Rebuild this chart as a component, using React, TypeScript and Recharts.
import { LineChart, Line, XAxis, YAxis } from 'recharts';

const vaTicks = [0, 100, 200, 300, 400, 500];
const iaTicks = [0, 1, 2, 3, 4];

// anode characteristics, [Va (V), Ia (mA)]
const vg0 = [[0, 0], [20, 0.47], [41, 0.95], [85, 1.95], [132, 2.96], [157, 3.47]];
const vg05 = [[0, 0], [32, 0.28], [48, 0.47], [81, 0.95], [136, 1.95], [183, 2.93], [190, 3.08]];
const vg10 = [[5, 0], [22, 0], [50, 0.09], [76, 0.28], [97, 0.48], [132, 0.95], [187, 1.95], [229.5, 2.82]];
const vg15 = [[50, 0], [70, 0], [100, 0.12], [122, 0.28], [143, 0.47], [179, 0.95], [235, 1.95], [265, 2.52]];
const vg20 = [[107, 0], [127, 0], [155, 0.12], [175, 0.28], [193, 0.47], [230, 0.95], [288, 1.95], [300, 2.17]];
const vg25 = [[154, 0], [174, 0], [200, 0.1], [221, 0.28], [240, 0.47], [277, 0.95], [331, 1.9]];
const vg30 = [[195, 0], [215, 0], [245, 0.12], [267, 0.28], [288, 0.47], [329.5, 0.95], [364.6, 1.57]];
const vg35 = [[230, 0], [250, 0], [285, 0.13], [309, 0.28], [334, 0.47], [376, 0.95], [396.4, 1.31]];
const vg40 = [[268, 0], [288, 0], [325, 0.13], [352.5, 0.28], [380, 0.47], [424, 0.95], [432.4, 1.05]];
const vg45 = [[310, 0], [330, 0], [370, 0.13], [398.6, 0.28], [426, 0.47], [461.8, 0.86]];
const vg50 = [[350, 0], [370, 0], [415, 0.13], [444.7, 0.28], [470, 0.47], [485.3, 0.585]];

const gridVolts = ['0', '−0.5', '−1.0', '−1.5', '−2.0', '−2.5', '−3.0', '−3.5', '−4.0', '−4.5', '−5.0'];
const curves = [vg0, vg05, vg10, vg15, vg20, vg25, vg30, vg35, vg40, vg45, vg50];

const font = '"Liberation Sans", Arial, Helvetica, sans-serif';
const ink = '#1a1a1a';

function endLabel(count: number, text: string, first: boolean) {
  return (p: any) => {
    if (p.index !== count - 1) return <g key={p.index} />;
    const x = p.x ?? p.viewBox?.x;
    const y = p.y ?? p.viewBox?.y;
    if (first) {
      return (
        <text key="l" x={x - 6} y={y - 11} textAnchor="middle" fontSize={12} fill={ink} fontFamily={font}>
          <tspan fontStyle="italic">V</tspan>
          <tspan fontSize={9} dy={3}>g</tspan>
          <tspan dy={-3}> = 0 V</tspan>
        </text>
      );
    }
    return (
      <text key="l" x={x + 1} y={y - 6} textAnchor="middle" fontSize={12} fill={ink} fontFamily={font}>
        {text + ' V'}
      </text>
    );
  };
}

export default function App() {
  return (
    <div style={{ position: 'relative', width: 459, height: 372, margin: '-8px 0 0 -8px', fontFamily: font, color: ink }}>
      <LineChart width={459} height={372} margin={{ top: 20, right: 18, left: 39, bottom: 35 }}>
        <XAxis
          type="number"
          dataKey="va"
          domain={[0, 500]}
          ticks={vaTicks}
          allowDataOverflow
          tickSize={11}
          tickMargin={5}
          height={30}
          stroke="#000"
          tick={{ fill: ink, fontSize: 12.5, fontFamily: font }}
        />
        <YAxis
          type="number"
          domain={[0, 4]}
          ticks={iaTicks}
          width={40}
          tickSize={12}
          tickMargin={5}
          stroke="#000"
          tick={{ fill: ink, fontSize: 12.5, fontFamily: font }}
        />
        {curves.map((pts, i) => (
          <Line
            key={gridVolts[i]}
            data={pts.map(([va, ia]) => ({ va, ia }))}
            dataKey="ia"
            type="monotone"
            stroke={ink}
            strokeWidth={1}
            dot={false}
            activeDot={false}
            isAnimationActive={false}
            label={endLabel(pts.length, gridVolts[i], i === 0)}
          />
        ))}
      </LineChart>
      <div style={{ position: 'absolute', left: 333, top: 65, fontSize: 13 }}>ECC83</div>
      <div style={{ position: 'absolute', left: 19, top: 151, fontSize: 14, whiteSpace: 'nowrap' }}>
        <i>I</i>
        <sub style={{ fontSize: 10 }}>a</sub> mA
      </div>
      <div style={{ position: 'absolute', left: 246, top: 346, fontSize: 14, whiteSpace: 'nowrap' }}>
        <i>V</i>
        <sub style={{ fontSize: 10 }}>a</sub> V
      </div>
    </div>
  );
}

= = = = =

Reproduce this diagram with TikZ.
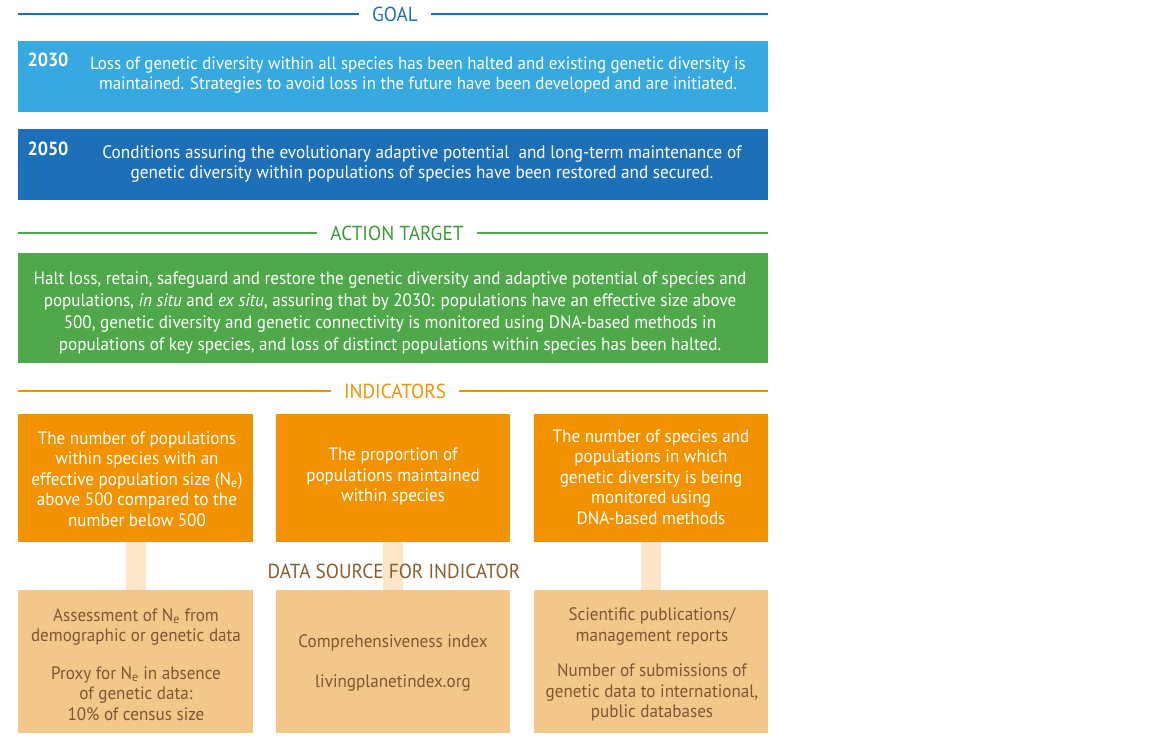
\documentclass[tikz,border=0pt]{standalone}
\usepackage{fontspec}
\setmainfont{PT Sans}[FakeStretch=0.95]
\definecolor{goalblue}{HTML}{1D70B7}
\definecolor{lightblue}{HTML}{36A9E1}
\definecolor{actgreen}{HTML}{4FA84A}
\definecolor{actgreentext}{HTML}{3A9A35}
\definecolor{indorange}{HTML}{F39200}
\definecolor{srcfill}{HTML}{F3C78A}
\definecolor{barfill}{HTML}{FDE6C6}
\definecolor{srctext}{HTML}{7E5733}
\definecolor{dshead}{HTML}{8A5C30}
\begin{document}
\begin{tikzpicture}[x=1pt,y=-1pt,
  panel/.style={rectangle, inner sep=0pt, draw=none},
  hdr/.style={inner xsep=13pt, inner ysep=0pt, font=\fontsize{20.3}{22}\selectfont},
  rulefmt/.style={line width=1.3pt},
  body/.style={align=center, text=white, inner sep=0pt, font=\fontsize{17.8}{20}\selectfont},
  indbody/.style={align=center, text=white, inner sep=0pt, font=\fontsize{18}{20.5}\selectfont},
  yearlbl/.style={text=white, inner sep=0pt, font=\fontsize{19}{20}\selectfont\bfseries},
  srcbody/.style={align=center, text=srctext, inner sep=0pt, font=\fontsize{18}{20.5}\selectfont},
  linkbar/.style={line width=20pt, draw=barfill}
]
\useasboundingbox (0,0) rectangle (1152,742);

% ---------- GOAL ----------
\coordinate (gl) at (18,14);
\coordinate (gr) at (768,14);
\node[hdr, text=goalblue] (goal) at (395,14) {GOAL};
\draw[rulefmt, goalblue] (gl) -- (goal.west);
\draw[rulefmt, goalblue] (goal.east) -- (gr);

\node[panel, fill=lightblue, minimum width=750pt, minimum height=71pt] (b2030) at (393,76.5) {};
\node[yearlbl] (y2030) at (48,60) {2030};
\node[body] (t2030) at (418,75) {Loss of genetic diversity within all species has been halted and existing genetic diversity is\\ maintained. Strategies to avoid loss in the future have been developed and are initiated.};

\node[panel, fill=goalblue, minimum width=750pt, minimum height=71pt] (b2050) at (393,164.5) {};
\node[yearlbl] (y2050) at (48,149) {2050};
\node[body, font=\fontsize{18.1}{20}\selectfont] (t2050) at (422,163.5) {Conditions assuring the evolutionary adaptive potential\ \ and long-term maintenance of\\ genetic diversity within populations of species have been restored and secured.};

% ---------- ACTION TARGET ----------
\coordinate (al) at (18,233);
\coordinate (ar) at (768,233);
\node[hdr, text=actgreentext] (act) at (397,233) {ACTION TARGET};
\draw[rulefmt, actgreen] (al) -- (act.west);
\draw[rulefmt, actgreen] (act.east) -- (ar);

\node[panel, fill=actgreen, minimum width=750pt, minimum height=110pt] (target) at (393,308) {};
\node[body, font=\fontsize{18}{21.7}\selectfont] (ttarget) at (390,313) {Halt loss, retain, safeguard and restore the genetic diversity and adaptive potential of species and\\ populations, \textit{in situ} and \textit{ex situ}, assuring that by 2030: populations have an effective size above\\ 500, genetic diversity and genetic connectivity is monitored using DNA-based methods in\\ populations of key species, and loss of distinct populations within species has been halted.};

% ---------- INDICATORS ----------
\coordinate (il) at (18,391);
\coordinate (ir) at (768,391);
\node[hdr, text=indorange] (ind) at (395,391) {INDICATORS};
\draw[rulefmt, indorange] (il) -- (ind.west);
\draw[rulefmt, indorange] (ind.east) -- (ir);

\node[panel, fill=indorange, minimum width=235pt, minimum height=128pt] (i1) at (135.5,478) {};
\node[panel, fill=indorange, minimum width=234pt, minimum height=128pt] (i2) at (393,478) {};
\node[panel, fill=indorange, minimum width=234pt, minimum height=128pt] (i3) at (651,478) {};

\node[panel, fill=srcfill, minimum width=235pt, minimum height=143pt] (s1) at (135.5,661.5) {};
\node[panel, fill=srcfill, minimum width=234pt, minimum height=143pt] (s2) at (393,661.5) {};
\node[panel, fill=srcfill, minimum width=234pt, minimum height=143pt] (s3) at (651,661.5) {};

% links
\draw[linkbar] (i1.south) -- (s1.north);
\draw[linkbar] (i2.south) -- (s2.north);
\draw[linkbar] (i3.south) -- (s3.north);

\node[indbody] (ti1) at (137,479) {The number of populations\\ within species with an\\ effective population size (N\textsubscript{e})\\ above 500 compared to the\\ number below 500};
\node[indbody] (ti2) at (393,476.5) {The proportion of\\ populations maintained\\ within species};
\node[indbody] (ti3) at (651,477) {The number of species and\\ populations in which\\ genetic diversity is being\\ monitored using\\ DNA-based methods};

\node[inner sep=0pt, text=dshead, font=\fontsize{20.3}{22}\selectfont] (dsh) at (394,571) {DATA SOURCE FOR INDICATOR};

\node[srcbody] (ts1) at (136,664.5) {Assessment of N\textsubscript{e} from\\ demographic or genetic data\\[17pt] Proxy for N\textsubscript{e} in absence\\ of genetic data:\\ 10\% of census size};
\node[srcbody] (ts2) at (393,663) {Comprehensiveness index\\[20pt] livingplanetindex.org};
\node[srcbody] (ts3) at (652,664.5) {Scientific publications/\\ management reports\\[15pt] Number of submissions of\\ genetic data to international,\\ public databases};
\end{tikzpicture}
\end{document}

= = = = =

Repeat exactly, and only, the lines from the one containing "Reproduce this diagram with TikZ." through the one containing "(goal.east) -- (gr);", both included, without the pictures.

Reproduce this diagram with TikZ.
\documentclass[tikz,border=0pt]{standalone}
\usepackage{fontspec}
\setmainfont{PT Sans}[FakeStretch=0.95]
\definecolor{goalblue}{HTML}{1D70B7}
\definecolor{lightblue}{HTML}{36A9E1}
\definecolor{actgreen}{HTML}{4FA84A}
\definecolor{actgreentext}{HTML}{3A9A35}
\definecolor{indorange}{HTML}{F39200}
\definecolor{srcfill}{HTML}{F3C78A}
\definecolor{barfill}{HTML}{FDE6C6}
\definecolor{srctext}{HTML}{7E5733}
\definecolor{dshead}{HTML}{8A5C30}
\begin{document}
\begin{tikzpicture}[x=1pt,y=-1pt,
  panel/.style={rectangle, inner sep=0pt, draw=none},
  hdr/.style={inner xsep=13pt, inner ysep=0pt, font=\fontsize{20.3}{22}\selectfont},
  rulefmt/.style={line width=1.3pt},
  body/.style={align=center, text=white, inner sep=0pt, font=\fontsize{17.8}{20}\selectfont},
  indbody/.style={align=center, text=white, inner sep=0pt, font=\fontsize{18}{20.5}\selectfont},
  yearlbl/.style={text=white, inner sep=0pt, font=\fontsize{19}{20}\selectfont\bfseries},
  srcbody/.style={align=center, text=srctext, inner sep=0pt, font=\fontsize{18}{20.5}\selectfont},
  linkbar/.style={line width=20pt, draw=barfill}
]
\useasboundingbox (0,0) rectangle (1152,742);

% ---------- GOAL ----------
\coordinate (gl) at (18,14);
\coordinate (gr) at (768,14);
\node[hdr, text=goalblue] (goal) at (395,14) {GOAL};
\draw[rulefmt, goalblue] (gl) -- (goal.west);
\draw[rulefmt, goalblue] (goal.east) -- (gr);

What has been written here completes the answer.